I wouldn't get too hung up on names, what matters is whether it works as beer. And at least you have the excuse for flexibility with something like steam beer which comes out of a "farmhouse" tradition where people were brewing with whatever they could get their hands on to drink after a hard day's work in the 1849 gold rush, because the only supplies from "outside" relied on a precarious stagecoach journey through injun country. Still more reliable than Hermes or Parcelforce though! So you can imagine that originally they would have been using home-malted Chevallier-type barley with variable amounts of toasting depending on where it was in the kiln, a bit like the diastatic brown malt used in 18th-century porter, generously hopped using home-grown hops (probably Cluster family) to make up for the fact that they didn't have refrigeration or pasteurisation. Attenuation was pretty low given the low quality of the malt, maybe in the 50s%. As with British beers, you imagine that technology would have helped it become less rustic with time, but also allowed it to become a bit paler and a lot less hoppy over the years.

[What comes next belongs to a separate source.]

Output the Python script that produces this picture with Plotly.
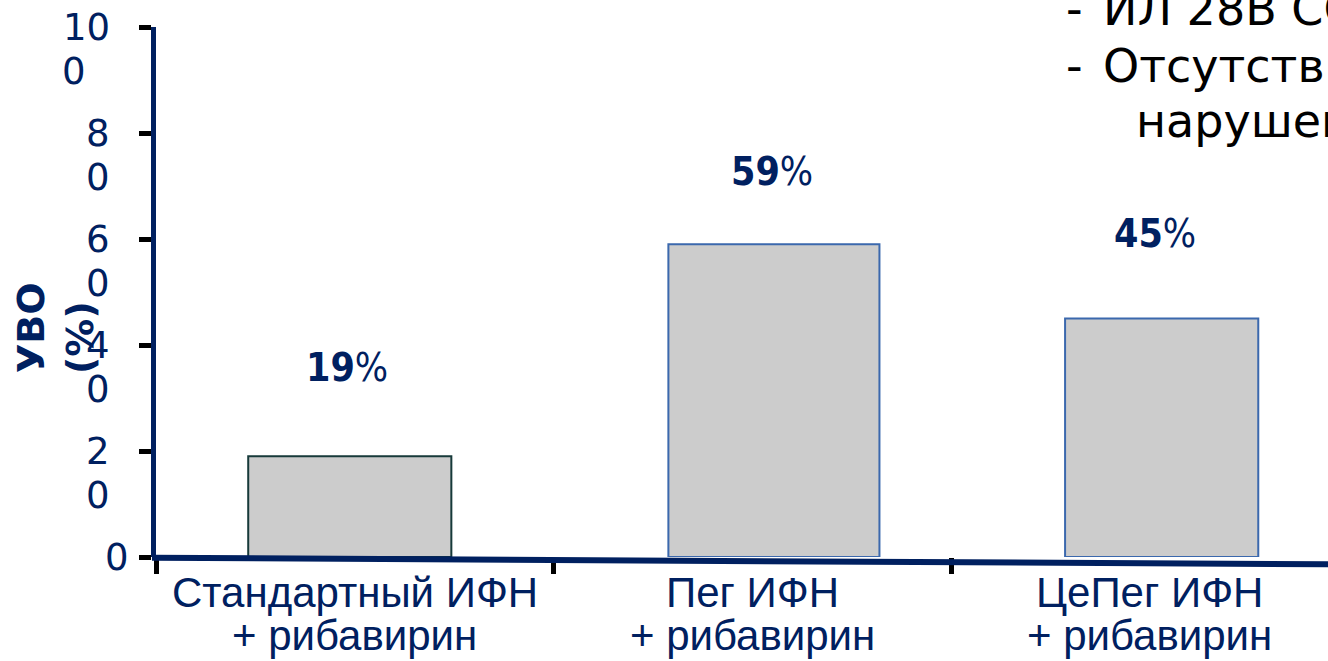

So you have this home-grown tradition, that is lost during Prohibition and then recreated as just one beer (Anchor Steam) which is now considered the prototype - and is actually quite similar to some of the southern strong bitters like Abbot or Gale's HSB, with a less characterful yeast. That's where you get the idea from that you "have" to use Northern Brewer hops (introduced nearly a century after the gold rush in California), or use crystal, or have IBUs in the low 30s, it's the same sort of distortion you see when people anchor on Fuller's as the prototypical ESB, Guinness as the prototypical stout or Zum Uerig as the prototypical Alt, when they're all a bit atypical in the context of the style.

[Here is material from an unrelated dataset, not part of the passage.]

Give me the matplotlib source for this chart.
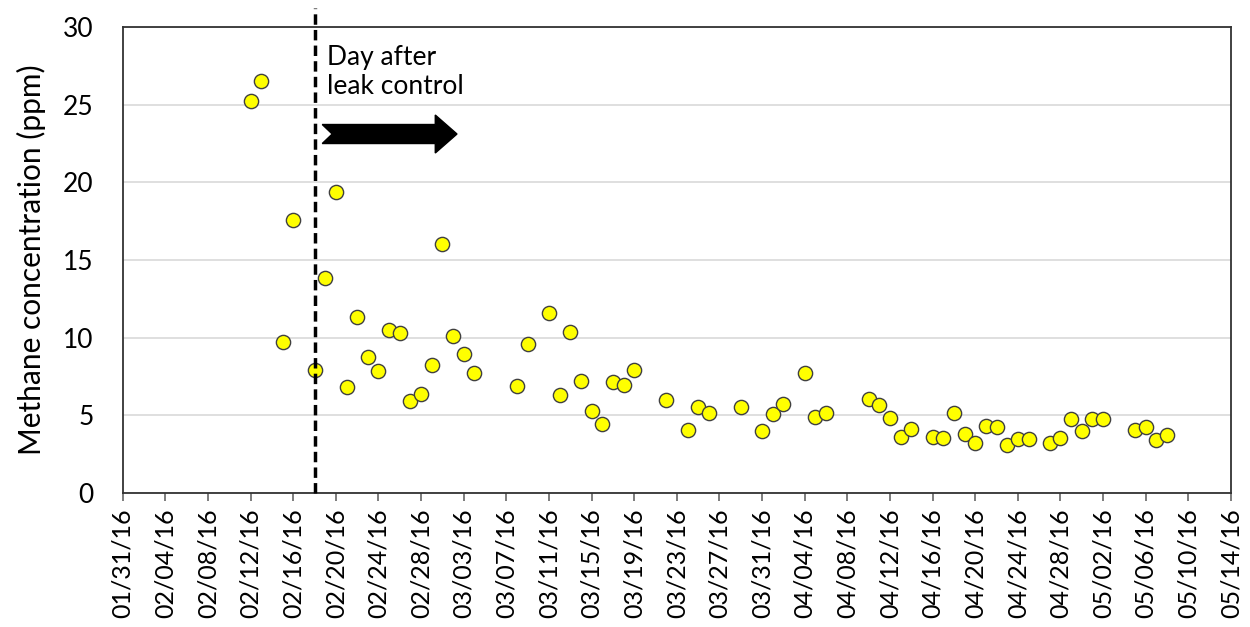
import matplotlib
matplotlib.use("Agg")
import matplotlib.pyplot as plt
from matplotlib.patches import Polygon
import pandas as pd

# ---- data -------------------------------------------------------------
dates = [
    "2016-02-12", "2016-02-13", "2016-02-15", "2016-02-16", "2016-02-18",
    "2016-02-19", "2016-02-20", "2016-02-21", "2016-02-22", "2016-02-23",
    "2016-02-24", "2016-02-25", "2016-02-26", "2016-02-27", "2016-02-28",
    "2016-02-29", "2016-03-01", "2016-03-02", "2016-03-03", "2016-03-04",
    "2016-03-08", "2016-03-09", "2016-03-11", "2016-03-12", "2016-03-13",
    "2016-03-14", "2016-03-15", "2016-03-16", "2016-03-17", "2016-03-18",
    "2016-03-19", "2016-03-22", "2016-03-24", "2016-03-25", "2016-03-26",
    "2016-03-29", "2016-03-31", "2016-04-01", "2016-04-02", "2016-04-04",
    "2016-04-05", "2016-04-06", "2016-04-10", "2016-04-11", "2016-04-12",
    "2016-04-13", "2016-04-14", "2016-04-16", "2016-04-17", "2016-04-18",
    "2016-04-19", "2016-04-20", "2016-04-21", "2016-04-22", "2016-04-23",
    "2016-04-24", "2016-04-25", "2016-04-27", "2016-04-28", "2016-04-29",
    "2016-04-30", "2016-05-01", "2016-05-02", "2016-05-05", "2016-05-06",
    "2016-05-07", "2016-05-08",
]
methane_ppm = [
    25.26, 26.55, 9.74, 17.58, 7.92,
    13.82, 19.40, 6.85, 11.31, 8.74,
    7.86, 10.50, 10.30, 5.95, 6.36,
    8.26, 16.05, 10.11, 8.95, 7.73,
    6.89, 9.62, 11.59, 6.29, 10.37,
    7.23, 5.26, 4.46, 7.17, 6.95,
    7.92, 6.01, 4.04, 5.54, 5.13,
    5.56, 3.97, 5.07, 5.73, 7.71,
    4.91, 5.13, 6.03, 5.67, 4.85,
    3.63, 4.12, 3.63, 3.56, 5.13,
    3.78, 3.24, 4.31, 4.25, 3.07,
    3.50, 3.50, 3.22, 3.52, 4.79,
    3.97, 4.74, 4.79, 4.04, 4.25,
    3.43, 3.72,
]
leak_control_date = "2016-02-18"
x_start, x_end = "2016-01-31", "2016-05-14"
tick_step_days = 4
y_ticks = [0, 5, 10, 15, 20, 25, 30]
y_label = "Methane concentration (ppm)"
annotation_text = "Day after\nleak control"

# ---- figure -----------------------------------------------------------
plt.rcParams["font.family"] = ["Lato", "DejaVu Sans"]

fig = plt.figure(figsize=(12.5, 6.27), dpi=100)
ax = fig.add_axes([0.0982, 0.2137, 0.8866, 0.7432])

x = pd.to_datetime(dates)
ax.scatter(x, methane_ppm, s=105, facecolor="#FFFF00", edgecolor="#404040",
           linewidth=1.0, zorder=3)

# x axis
xs, xe = pd.Timestamp(x_start), pd.Timestamp(x_end)
ax.set_xlim(xs, xe)
ticks = pd.date_range(xs, xe, freq=f"{tick_step_days}D")
ax.set_xticks(ticks)
ax.set_xticklabels([t.strftime("%m/%d/%y") for t in ticks], rotation=90,
                   fontsize=18)
ax.tick_params(axis="x", direction="out", length=6, width=1.2,
               color="#666666", pad=5)

# y axis
ax.set_ylim(0, 30)
ax.set_yticks(y_ticks)
ax.set_yticklabels([str(v) for v in y_ticks], fontsize=19)
ax.tick_params(axis="y", length=0, pad=21)
ax.set_ylabel(y_label, fontsize=21.5, labelpad=12)

ax.grid(axis="y", color="#D9D9D9", linewidth=1.2)
ax.set_axisbelow(True)
for sp in ax.spines.values():
    sp.set_color("#333333")
    sp.set_linewidth(1.3)

# vertical dashed line (extends above the plot frame)
ax.axvline(pd.Timestamp(leak_control_date), ymin=0, ymax=1.04, color="black",
           linestyle=(0, (3, 1.5)), linewidth=2.5, clip_on=False, zorder=4)

# annotation text
ax.text(0.184, 0.962, annotation_text, transform=ax.transAxes, fontsize=19,
        va="top", ha="left", linespacing=1.2)

# notched block arrow
x0, xn, xh, xt = 0.180, 0.189, 0.282, 0.3016
yc, bh, hh = 0.7704, 0.0204, 0.0408
arrow = Polygon([(x0, yc + bh), (xh, yc + bh), (xh, yc + hh), (xt, yc),
                 (xh, yc - hh), (xh, yc - bh), (x0, yc - bh), (xn, yc)],
                closed=True, transform=ax.transAxes, facecolor="black",
                edgecolor="black", zorder=4)
ax.add_patch(arrow)

fig.savefig("out.png", dpi=100)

Having said all that, 10% of 120L English crystal plus the Munich is stretching it a bit (10% of 60L US caramel malt would be more typical of modern recipes) so you are starting to get away from a "true" steam beer, you're almost nudging into winter ale territory or something like that.

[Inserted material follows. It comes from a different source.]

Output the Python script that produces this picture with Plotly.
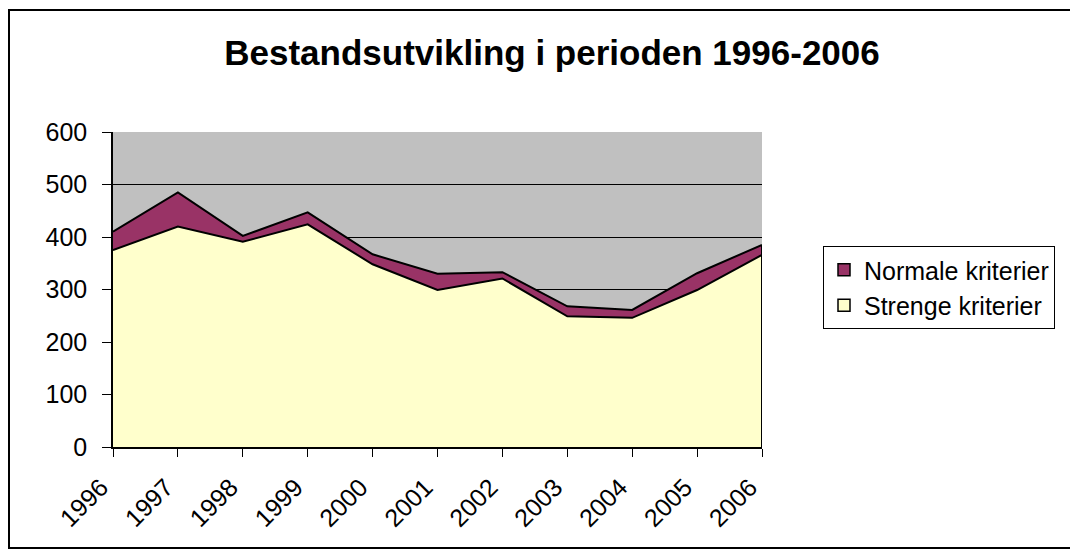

But a rose by any other name would smell as sweet - what matters is how it tastes, not what arbitrary name you give it.

timtoos
Piss Artist
Posts: 129
Joined: Sun Oct 28, 2012 9:49 am

Re: Thoughts on what I have done with this Steam beer

Post by timtoos » Wed Apr 29, 2020 7:56 pm

Hi all,
Thanks for all your feedback.
Well, the beer is still in the fermenter (15 days today - works getting in the way of racking). What I was surprised about was the FG. According to Beersmith, I should have ended up with an FG of 1.011, instead, I am at 1.015. I know the mash temperature was on the high side but it did calculate where I wanted it - but it was completely wrong!
Anyway, from FV It's still yeasty, its currently sitting at 12C as I don't have the ability to cold crash it. It's not bad, the hop is very different from what I have had before. It's very assertive as well. Not knowing a typical steam type beer, I am flying blind. It's not a bad drop, definitely not the worst brew I have done but - would I do again. let's see once complete.
I intend to keg this one at the weekend and force carb. May end up bottling from the keg but not sure yet.